■ WORK REQUIRED
From the material below, list every line containing "matplotlib".

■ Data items
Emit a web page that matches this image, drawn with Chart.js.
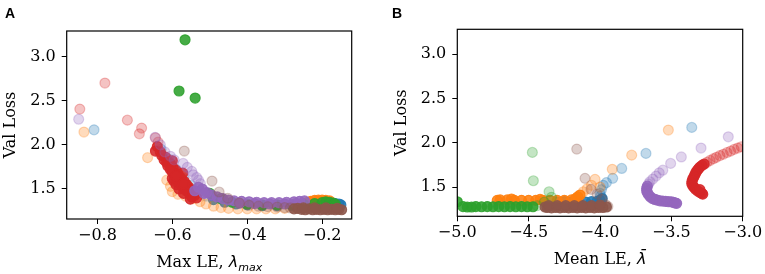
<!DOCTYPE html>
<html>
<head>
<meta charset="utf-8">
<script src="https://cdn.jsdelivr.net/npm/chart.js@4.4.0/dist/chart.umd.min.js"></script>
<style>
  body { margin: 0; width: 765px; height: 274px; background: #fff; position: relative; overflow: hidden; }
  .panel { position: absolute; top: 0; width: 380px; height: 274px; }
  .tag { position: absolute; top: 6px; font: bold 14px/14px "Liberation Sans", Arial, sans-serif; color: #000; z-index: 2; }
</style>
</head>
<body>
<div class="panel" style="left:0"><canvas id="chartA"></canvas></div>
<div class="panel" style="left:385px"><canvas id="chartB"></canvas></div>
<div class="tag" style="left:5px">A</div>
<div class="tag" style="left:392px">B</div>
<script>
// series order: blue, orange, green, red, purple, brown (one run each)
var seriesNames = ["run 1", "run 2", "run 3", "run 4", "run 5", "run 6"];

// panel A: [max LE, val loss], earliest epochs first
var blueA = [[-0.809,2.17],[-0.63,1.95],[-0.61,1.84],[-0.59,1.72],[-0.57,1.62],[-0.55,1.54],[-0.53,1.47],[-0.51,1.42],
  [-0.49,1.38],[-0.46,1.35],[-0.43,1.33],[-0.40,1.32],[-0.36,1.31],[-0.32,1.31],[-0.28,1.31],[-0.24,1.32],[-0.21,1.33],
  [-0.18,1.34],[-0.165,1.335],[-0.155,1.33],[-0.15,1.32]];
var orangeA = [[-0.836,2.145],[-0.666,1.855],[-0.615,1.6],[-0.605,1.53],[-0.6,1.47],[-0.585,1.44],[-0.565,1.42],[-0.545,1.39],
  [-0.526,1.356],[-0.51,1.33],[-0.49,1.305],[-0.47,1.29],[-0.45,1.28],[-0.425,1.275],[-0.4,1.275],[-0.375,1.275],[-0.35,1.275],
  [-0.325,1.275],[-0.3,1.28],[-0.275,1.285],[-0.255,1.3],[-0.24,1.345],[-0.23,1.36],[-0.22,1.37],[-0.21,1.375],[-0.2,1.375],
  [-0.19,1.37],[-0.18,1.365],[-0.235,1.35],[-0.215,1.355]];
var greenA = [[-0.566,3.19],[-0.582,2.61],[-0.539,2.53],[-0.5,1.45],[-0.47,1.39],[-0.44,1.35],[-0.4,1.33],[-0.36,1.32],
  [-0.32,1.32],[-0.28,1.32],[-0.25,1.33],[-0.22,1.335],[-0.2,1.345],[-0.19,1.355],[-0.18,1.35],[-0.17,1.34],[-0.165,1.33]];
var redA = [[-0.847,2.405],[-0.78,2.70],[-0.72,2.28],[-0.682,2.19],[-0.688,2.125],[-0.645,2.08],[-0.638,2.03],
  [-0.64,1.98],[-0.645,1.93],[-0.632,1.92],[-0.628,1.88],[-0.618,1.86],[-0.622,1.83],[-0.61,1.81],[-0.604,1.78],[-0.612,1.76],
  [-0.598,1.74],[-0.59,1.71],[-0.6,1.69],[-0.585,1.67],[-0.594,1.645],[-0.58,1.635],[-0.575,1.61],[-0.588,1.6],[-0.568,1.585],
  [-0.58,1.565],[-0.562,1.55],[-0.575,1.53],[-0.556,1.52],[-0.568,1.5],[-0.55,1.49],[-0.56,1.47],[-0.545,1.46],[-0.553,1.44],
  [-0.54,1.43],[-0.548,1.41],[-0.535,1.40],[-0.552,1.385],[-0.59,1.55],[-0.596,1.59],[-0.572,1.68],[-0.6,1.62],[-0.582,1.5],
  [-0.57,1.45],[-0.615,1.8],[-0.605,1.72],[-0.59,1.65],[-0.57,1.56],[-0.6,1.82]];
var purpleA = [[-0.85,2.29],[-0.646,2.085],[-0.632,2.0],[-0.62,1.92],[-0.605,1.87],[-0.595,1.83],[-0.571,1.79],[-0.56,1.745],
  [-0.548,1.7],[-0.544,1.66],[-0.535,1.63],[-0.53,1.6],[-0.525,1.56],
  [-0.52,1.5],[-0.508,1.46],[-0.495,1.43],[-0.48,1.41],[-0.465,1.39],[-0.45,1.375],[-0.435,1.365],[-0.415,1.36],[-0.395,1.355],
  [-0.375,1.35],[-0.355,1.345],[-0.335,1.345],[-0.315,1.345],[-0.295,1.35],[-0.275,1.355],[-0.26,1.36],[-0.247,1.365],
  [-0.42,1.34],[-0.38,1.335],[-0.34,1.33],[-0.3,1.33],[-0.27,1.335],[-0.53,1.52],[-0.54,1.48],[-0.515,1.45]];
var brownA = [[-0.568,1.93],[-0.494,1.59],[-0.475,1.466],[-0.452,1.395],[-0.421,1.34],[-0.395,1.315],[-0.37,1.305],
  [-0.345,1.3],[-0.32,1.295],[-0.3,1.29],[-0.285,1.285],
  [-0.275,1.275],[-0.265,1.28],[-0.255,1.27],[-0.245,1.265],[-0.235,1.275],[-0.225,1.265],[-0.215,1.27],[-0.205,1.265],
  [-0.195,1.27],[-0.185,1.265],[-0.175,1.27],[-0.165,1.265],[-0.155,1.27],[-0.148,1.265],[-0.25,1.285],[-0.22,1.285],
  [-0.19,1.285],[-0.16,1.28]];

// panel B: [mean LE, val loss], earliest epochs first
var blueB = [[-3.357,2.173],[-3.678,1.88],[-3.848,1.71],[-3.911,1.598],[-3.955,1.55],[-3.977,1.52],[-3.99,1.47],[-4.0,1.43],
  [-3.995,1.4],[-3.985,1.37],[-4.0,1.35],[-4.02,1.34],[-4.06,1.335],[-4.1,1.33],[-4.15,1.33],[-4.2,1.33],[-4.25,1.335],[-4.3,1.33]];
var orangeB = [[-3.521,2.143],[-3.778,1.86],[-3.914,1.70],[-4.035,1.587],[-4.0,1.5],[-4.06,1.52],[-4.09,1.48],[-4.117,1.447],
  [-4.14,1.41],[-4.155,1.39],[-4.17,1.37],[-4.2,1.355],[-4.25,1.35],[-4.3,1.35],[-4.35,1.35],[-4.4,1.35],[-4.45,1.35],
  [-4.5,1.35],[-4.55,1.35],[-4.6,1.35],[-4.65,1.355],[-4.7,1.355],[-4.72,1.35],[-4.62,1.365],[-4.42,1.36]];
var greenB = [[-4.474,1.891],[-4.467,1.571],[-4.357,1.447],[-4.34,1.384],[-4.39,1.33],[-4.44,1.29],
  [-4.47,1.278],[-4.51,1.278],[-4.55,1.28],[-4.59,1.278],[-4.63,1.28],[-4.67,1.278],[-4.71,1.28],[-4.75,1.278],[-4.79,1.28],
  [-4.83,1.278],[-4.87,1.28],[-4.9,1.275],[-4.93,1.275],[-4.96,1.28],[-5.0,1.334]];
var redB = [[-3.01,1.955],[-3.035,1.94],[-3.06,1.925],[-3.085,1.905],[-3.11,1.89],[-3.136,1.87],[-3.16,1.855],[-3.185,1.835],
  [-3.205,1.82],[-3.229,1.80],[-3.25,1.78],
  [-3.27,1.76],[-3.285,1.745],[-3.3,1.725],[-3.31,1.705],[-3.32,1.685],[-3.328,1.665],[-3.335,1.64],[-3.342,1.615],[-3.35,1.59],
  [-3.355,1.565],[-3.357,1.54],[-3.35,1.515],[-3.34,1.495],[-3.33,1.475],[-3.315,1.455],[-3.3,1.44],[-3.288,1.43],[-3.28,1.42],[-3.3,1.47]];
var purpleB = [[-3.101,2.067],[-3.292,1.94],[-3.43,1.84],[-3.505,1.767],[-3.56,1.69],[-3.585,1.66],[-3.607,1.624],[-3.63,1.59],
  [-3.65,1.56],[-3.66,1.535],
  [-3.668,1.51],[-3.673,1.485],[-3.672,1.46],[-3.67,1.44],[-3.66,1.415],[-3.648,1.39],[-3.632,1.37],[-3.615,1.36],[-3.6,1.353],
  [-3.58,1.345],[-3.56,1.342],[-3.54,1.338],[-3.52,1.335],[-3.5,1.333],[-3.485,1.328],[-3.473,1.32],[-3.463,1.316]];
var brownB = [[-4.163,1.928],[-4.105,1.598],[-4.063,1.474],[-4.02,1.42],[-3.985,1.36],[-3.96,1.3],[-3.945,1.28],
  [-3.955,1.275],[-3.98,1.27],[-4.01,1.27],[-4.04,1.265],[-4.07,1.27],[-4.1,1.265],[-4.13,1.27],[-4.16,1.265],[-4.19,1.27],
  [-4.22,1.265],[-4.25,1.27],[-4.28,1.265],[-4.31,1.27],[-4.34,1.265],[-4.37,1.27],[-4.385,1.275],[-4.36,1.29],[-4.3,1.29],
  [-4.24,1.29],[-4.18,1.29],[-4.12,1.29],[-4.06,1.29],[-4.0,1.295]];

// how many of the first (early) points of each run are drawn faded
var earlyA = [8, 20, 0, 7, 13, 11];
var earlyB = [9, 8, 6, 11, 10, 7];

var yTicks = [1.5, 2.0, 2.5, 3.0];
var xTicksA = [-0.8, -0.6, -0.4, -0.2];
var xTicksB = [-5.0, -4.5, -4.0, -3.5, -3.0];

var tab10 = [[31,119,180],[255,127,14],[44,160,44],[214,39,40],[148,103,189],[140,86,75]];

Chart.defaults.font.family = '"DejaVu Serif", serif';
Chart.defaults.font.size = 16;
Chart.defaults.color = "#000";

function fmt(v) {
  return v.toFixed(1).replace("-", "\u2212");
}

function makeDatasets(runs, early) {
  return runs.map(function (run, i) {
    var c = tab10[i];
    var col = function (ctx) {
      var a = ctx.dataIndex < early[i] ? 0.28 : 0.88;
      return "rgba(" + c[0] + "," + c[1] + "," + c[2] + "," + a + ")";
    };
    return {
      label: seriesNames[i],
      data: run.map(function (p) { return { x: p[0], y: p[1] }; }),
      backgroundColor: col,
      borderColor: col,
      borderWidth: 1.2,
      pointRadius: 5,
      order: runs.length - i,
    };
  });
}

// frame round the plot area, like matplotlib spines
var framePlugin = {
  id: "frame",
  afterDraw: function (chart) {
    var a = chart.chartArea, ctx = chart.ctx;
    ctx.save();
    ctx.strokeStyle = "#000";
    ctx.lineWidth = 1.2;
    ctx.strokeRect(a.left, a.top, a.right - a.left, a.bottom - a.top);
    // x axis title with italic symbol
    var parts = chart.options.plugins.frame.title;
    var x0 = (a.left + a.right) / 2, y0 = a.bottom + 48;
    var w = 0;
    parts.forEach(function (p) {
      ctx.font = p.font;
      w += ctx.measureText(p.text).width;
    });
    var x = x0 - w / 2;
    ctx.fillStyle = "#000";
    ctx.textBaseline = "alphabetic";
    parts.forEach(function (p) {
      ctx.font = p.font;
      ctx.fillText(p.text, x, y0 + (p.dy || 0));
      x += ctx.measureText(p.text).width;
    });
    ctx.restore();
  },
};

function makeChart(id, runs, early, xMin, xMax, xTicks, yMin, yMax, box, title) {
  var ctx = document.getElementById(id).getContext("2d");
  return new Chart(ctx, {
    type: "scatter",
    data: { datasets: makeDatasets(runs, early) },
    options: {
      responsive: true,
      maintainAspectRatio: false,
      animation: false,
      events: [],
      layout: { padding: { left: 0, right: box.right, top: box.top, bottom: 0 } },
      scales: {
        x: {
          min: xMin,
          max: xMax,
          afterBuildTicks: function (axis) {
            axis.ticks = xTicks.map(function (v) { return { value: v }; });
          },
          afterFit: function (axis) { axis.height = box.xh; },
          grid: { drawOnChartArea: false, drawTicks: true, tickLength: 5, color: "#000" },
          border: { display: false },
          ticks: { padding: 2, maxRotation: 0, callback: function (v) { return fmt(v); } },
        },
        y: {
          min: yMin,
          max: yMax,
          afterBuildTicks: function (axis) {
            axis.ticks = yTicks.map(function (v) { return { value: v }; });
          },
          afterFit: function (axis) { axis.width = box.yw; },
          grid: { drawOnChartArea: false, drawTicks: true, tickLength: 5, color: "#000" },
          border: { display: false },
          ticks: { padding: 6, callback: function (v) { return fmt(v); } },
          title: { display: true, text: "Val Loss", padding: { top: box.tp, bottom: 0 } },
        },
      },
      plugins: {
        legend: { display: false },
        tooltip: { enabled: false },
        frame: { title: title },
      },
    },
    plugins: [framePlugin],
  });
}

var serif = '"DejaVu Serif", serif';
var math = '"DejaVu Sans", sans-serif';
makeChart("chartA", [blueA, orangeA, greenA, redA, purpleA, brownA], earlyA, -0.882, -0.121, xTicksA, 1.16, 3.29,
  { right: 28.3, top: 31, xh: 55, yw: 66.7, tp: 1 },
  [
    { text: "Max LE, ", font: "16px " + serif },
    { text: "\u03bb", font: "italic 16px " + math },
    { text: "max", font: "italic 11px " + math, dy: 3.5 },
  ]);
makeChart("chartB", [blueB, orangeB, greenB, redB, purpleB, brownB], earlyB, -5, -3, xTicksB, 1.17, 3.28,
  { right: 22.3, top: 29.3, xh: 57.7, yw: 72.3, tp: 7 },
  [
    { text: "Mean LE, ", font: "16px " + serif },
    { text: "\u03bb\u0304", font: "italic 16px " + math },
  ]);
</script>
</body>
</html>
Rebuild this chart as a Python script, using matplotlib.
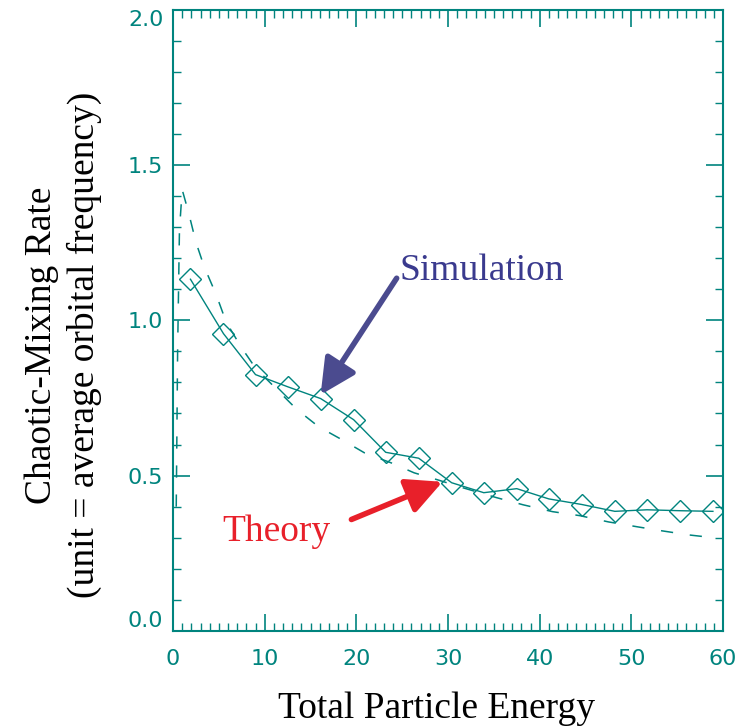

■ RESULT
// frame round the plot area, like matplotlib spines
Rebuild this chart as a Python script, using matplotlib.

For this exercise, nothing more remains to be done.